Subject: Re: comparing raid-like filesystems
To: Thor Lancelot Simon <firstname.lastname@example.org>
From: Chuck Silvers <email@example.com>
Date: 02/02/2003 12:50:38
what you're observing here is that the current genfs read ahead
isn't terribly smart, which is true. the previous read ahead code
in the now-gone vfs_cluster.c was only slightly smarter, so the
genfs stuff seemed good enough at the time. it can certainly be
improved, though. a better way might be to use an adaptive approach
similar to TCP's mechanism for adjusting the window size.
the read ahead size chosen by the genfs code is just to match the
default size of the old read ahead, which was MAXBSIZE, ie. 64k,
which also happened to be MAXPHYS on most platforms. it's not
a coincidence, but the relationship has gotten obscured by now.
one reason to keep a smallish file system i/o size yet is that
since we have to map pages to do i/o on them, fragmentation in
pager_map could become an issue. obviously this won't be a problem
once we redo the device i/o interface to work directly on physical
pages instead of requiring that they be mapped. however, that's
a major project and no one has started on it yet.
having read() call VOP_GETPAGES() all the time would introduce a lot of
extra overhead for cache hits. currently if the data to satisify a read()
is in the page cache, and the UBC mapping for that page is in the mapping
cache, then we never call VOP_GETPAGES() and just access the already-mapped
doing read ahead out of VOP_GETPAGES() is good in that it handles both
read() and faults on mappings. but it could benefit from the extra info
available in the read() case.
On Sun, Feb 02, 2003 at 11:52:00AM -0500, Thor Lancelot Simon wrote:
> On Sun, Feb 02, 2003 at 03:03:29PM +0100, Manuel Bouyer wrote:
> > On Sun, Feb 02, 2003 at 01:31:25PM +0000, Martin J. Laubach wrote:
> > > | Sorry, I miss remembered. The limit for IDE is 128k, not 64 (and much highter
> > > | with the extended read/write commands).
> > >
> > > So basically we want either
> > >
> > > (a) a (much?) larger MAXPHYS
> > >
> > > (b) no MAXPHYS at all and let the low level driver deal with
> > > segmenting large requests if necessary
> > (c) a per-device MAXPHYS
> > I had patches for this at one time, but it was before UVM and UBC.
> > I have plans to look at this again
> I'm actually working on this right now, but I've hit a bit of a snag.
> As a first step, I've gone through the VM and FS code and replaced
> inappropriate uses of MAXBSIZE with MAXPHYS (there's also a rather
> amusing use of MAXBSIZE to set up a DMA map in the aic driver which I
> found, and there may be a few other things like this I haven't found).

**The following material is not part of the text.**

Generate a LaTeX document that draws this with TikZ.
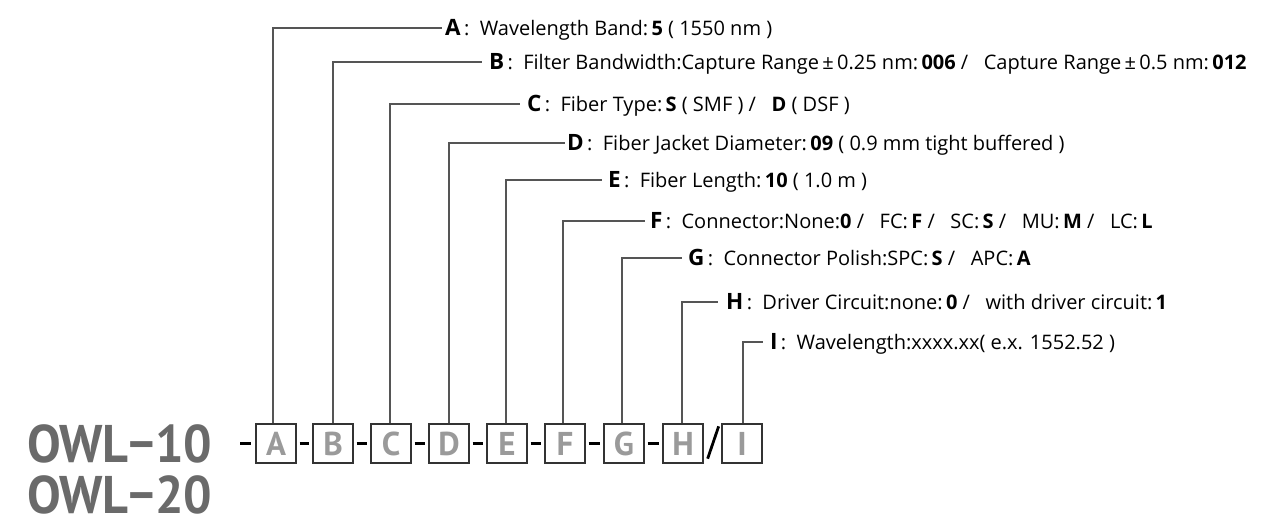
\documentclass[tikz,border=0pt]{standalone}
\usepackage{fontspec}
\setmainfont{PT Sans}
\newfontfamily\labfont{Open Sans}
\newfontfamily\owlfont[FakeStretch=0.95]{PT Sans}
\definecolor{boxletter}{HTML}{9A9A9A}
\definecolor{owlgray}{HTML}{6A6A6A}
\definecolor{conngray}{HTML}{555555}
\definecolor{boxedge}{HTML}{333333}
\newcommand{\Lt}[1]{{\fontsize{22.5}{22}\selectfont\bfseries #1}}
\begin{document}
\begin{tikzpicture}[x=1pt,y=-1pt,
  lab/.style={anchor=west, inner ysep=0pt, text height=15pt, text depth=1pt,
    font=\labfont\fontsize{20}{22}\selectfont, text=black},
  codebox/.style={draw=boxedge, line width=1.3pt, minimum width=40pt, minimum height=39pt,
    inner sep=0pt, text=boxletter, font=\fontsize{33}{33}\selectfont\bfseries},
  conn/.style={draw=conngray, line width=1.2pt},
  sep/.style={line width=2.8pt, black},
  owl/.style={anchor=west, inner sep=0pt, text=owlgray, font=\owlfont\fontsize{53}{53}\selectfont\bfseries}]
\useasboundingbox (0,0) rectangle (1287,520);
% code boxes
\node[codebox] (bA) at (276,443.5) {A};
\node[codebox] (bB) at (333,443.5) {B};
\node[codebox] (bC) at (391,443.5) {C};
\node[codebox] (bD) at (449,443.5) {D};
\node[codebox] (bE) at (507,443.5) {E};
\node[codebox] (bF) at (565,443.5) {F};
\node[codebox] (bG) at (624,443.5) {G};
\node[codebox] (bH) at (683,443.5) {H};
\node[codebox] (bI) at (742,443.5) {I};
% model names
\node[owl] (owl1) at (27,444) {OWL−10};
\node[owl] (owl2) at (27,495) {OWL−20};
% separators
\draw[sep] ([xshift=-15pt]bA.west) -- ([xshift=-4pt]bA.west);
\draw[sep] ([xshift=3pt]bA.east) -- ([xshift=-3pt]bB.west);
\draw[sep] ([xshift=3pt]bB.east) -- ([xshift=-3pt]bC.west);
\draw[sep] ([xshift=3pt]bC.east) -- ([xshift=-3pt]bD.west);
\draw[sep] ([xshift=3pt]bD.east) -- ([xshift=-3pt]bE.west);
\draw[sep] ([xshift=3pt]bE.east) -- ([xshift=-3pt]bF.west);
\draw[sep] ([xshift=3pt]bF.east) -- ([xshift=-3pt]bG.west);
\draw[sep] ([xshift=3pt]bG.east) -- ([xshift=-3pt]bH.west);
\draw[sep] ([xshift=4pt,yshift=5pt]bH.south east) -- ([xshift=15pt,yshift=-3pt]bH.north east);
% labels
\node[lab, inner xsep=3pt] (lA) at (442,28) {\Lt{A}\,:\ \ Wavelength Band:\,\textbf{5} ( 1550 nm )};
\node[lab, inner xsep=7pt] (lB) at (482,62) {\Lt{B}\,:\ \ Filter Bandwidth:Capture Range\,±\,0.25 nm:\,\textbf{006} /\ \ \ Capture Range\,±\,0.5 nm:\,\textbf{012}};
\node[lab, inner xsep=7pt] (lC) at (520,104) {\Lt{C}\,:\ \ Fiber Type:\,\textbf{S} ( SMF ) /\ \ \ \textbf{D} ( DSF )};
\node[lab, inner xsep=2pt] (lD) at (565,143) {\Lt{D}\,:\ \ Fiber Jacket Diameter:\,\textbf{09} ( 0.9 mm tight buffered )};
\node[lab, inner xsep=6pt] (lE) at (602,180) {\Lt{E}\,:\ \ Fiber Length:\,\textbf{10} ( 1.0 m )};
\node[lab, inner xsep=5pt] (lF) at (645,221) {\Lt{F}\,:\ \ Connector:None:\textbf{0} /\ \ \ FC:\,\textbf{F} /\ \ \ SC:\,\textbf{S} /\ \ \ MU:\,\textbf{M} /\ \ \ LC:\,\textbf{L}};
\node[lab, inner xsep=6pt] (lG) at (682,258) {\Lt{G}\,:\ \ Connector Polish:SPC:\,\textbf{S} /\ \ \ APC:\,\textbf{A}};
\node[lab, inner xsep=8pt] (lH) at (718,302) {\Lt{H}\,:\ \ Driver Circuit:none:\,\textbf{0} /\ \ \ with driver circuit:\,\textbf{1}};
\node[lab, inner xsep=7pt] (lI) at (763,342) {\Lt{I}\,:\ \ Wavelength:xxxx.xx( e.x. 1552.52 )};
% connectors
\draw[conn] ([xshift=-3pt]bA.north) |- (lA.west);
\draw[conn] (bB.north) |- (lB.west);
\draw[conn] ([xshift=-1pt]bC.north) |- (lC.west);
\draw[conn] (bD.north) |- (lD.west);
\draw[conn] ([xshift=-1pt]bE.north) |- (lE.west);
\draw[conn] ([xshift=-2pt]bF.north) |- (lF.west);
\draw[conn] ([xshift=-2pt]bG.north) |- (lG.west);
\draw[conn] ([xshift=-1pt]bH.north) |- (lH.west);
\draw[conn] ([xshift=1pt]bI.north) |- (lI.west);
\end{tikzpicture}
\end{document}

> Maximum I/O size on pageout (write) is controlled by clustering in
> the pager and by genfs_putpages(). But AFAICT, the only thing that
> causes any "clustering" on reads -- the only thing that ever causes
> us to read more than a single page at a time -- is the readahead in
> genfs_getpages(), which is fixed at a size of 16 pages (MAX_READ_AHEAD,
> also used to initialize genfs_rapages):
> rapages = MIN(MIN(1 << (16 - PAGE_SHIFT), MAX_READ_AHEAD), genfs_rapages);
> AFAICT if a user application does a read() of 8K, 64K is actually read.
> If a user application does a read() of 32K, 64K is actually read. If
> a user application does a read() of 128K, two 64K page-ins are done into
> the application's "window", each triggered by a single page fault on the
> first relevant page.
> This doesn't seem ideal. Basically, we discard all information about
> the I/O size the user requested and just blindly read MAX_READ_AHEAD pages
> in a single transfer every time the user touches one that's not in. So it
> appears that MAXPHYS (or, in the future, its per-device equivalent) doesn't
> control I/O size for reads at all. And applications that are intelligent
> about their read behaviour are basically penalized for it.

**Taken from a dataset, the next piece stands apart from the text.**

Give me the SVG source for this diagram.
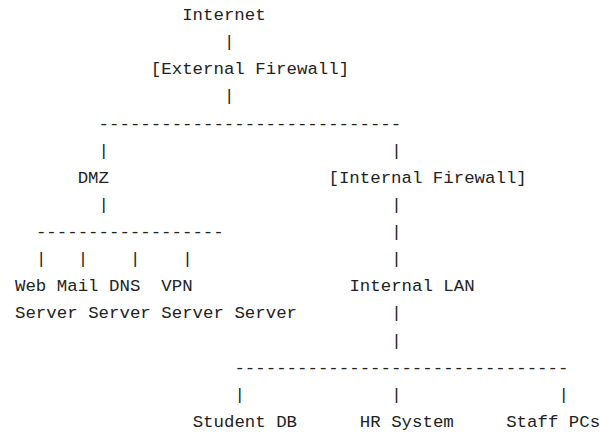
<svg xmlns="http://www.w3.org/2000/svg" width="600" height="437" viewBox="0 0 600 437">
<style>
text{font-family:"Liberation Mono","DejaVu Sans Mono",monospace;font-size:17.4px;fill:#222;white-space:pre}
.c{fill:#333}
</style>
<rect width="600" height="437" fill="#fff"/>
<g id="connectors" class="c">
<text x="224" y="47.1">|</text>
<text x="224" y="101.4">|</text>
<text x="98.6" y="128.5">-----------------------------</text>
<text x="98.6" y="155.6">|</text>
<text x="391.2" y="155.6">|</text>
<text x="98.6" y="209.9">|</text>
<text x="391.2" y="209.9">|</text>
<text x="35.9" y="237">------------------</text>
<text x="391.2" y="237">|</text>
<text x="35.9" y="264.2">|</text>
<text x="77.7" y="264.2">|</text>
<text x="129.95" y="264.2">|</text>
<text x="182.2" y="264.2">|</text>
<text x="391.2" y="264.2">|</text>
<text x="391.2" y="318.4">|</text>
<text x="391.2" y="345.6">|</text>
<text x="234.45" y="372.7">--------------------------------</text>
<text x="234.45" y="399.8">|</text>
<text x="391.2" y="399.8">|</text>
<text x="558.4" y="399.8">|</text>
</g>
<g id="internet"><text x="182.2" y="20">Internet</text></g>
<g id="external-firewall"><text x="150.85" y="74.3">[External Firewall]</text></g>
<g id="dmz"><text x="77.7" y="182.8">DMZ</text></g>
<g id="internal-firewall"><text x="328.5" y="182.8">[Internal Firewall]</text></g>
<g id="web-server"><text x="15" y="291.3">Web</text><text x="15" y="318.4">Server</text></g>
<g id="mail-server"><text x="56.8" y="291.3">Mail</text><text x="88.15" y="318.4">Server</text></g>
<g id="dns-server"><text x="109.05" y="291.3">DNS</text><text x="161.3" y="318.4">Server</text></g>
<g id="vpn-server"><text x="161.3" y="291.3">VPN</text><text x="234.45" y="318.4">Server</text></g>
<g id="internal-lan"><text x="349.4" y="291.3">Internal LAN</text></g>
<g id="student-db"><text x="192.65" y="427">Student DB</text></g>
<g id="hr-system"><text x="359.85" y="427">HR System</text></g>
<g id="staff-pcs"><text x="506.15" y="427">Staff PCs</text></g>
</svg>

> Am I reading this code wrong? If so, I can't figure out what _else_ limits
> a transfer through the page cache to 64K at present; could someone please
> educate me?
> This is problematic because it means that if we have a device with maxphys
> of, say, 4MB, either we're going to end up reading 4MB every time we fault
> in a single page, or we're never going to issue long transfers to it at all.
> Obviously we could use physio to get around this restriction. Without an
> abstraction like "direct I/O" to allow physio-like access to blocks in
> by the filesystem, however, this won't help many users in the real world.

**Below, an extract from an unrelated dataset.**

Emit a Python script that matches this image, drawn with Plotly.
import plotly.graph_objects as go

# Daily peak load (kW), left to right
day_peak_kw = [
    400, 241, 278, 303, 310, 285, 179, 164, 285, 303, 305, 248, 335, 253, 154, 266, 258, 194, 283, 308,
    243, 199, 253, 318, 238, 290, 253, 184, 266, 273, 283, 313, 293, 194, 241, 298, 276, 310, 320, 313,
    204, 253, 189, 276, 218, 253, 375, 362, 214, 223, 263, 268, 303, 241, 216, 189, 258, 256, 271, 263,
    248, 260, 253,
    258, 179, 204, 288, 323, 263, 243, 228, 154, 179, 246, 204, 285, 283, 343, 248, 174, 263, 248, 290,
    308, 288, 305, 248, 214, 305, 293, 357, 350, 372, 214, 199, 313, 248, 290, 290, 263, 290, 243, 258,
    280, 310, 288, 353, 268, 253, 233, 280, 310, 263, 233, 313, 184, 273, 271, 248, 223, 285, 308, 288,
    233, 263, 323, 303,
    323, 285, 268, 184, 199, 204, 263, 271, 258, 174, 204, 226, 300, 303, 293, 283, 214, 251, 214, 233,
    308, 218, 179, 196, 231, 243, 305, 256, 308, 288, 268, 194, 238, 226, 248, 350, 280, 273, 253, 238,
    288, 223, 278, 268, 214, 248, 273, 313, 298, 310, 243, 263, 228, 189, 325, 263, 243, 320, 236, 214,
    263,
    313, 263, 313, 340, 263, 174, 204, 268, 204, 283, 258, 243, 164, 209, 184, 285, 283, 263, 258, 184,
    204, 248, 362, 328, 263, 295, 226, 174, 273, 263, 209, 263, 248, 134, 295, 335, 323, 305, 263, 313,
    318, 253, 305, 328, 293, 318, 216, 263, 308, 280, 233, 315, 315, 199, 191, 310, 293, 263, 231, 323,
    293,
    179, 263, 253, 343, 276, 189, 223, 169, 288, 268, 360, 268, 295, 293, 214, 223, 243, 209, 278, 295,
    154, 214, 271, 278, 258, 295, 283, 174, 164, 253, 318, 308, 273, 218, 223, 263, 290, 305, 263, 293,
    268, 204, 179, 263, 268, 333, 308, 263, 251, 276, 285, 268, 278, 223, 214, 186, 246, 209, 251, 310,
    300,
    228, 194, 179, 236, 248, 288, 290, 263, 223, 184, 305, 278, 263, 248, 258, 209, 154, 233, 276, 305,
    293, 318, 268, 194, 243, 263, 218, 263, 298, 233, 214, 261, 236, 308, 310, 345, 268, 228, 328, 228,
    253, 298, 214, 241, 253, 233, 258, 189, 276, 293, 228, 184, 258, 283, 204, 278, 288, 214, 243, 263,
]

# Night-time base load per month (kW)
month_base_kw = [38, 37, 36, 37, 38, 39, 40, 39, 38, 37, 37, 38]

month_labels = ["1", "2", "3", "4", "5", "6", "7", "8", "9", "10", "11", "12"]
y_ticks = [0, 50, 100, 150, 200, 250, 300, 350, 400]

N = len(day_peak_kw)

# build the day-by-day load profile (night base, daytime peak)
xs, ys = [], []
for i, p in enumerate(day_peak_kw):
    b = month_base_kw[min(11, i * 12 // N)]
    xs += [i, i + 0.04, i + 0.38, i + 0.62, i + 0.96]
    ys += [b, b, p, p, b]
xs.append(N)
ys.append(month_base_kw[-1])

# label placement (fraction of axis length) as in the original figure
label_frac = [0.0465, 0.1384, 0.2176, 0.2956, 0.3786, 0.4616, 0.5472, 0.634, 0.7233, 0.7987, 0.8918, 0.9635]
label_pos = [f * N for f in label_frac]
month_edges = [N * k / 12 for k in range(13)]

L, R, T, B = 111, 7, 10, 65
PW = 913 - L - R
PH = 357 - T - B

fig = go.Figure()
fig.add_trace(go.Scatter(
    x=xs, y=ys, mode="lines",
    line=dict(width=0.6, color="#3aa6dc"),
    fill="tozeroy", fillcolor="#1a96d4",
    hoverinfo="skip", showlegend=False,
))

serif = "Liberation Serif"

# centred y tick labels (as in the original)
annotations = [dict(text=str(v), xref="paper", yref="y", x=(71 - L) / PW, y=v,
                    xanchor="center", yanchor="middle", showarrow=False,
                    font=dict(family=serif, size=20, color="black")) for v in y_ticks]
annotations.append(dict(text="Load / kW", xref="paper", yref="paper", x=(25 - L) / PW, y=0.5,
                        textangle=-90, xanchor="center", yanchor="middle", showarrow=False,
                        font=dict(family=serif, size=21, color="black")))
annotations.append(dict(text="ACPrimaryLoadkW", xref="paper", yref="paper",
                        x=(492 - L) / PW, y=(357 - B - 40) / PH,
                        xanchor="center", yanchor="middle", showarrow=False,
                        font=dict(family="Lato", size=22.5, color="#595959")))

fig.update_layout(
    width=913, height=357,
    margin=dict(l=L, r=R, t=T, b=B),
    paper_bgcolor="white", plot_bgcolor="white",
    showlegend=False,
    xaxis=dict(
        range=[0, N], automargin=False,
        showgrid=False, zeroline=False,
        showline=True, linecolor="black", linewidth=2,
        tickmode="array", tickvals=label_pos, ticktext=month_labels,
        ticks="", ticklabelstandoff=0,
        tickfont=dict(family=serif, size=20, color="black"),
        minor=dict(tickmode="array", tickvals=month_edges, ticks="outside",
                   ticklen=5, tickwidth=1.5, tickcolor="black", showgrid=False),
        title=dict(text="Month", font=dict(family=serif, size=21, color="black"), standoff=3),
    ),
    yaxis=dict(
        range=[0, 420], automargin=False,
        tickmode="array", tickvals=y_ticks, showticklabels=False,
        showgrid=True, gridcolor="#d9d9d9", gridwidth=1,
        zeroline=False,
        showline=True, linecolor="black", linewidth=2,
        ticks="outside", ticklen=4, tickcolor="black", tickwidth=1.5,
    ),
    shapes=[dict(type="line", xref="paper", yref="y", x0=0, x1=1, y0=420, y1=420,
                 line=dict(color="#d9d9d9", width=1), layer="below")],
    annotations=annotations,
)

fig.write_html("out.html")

> Am I misunderstanding this? If not, does anyone have any suggestions on
> how to fix it? A naive approach would seem to be to have read() call the
> getpages() routine directly, asking for however many pages the user
> requested, so we weren't relying on a single page fault (and, potentially,
> uvm_fault()'s small lookahead) to bring in a larger chunk. But we'd still
> need to enforce a maximum I/O size _somewhere_; right now, it seems to
> just be a happy coincidence that we have one at all, because:
> 1) uvm_fault() won't ask for more than a small lookahead (4 pages) at a
> 2) genfs_getpages() won't read ahead more than 16 pages at a time
> And the larger of those two limits just _happens_ to = MAXPHYS.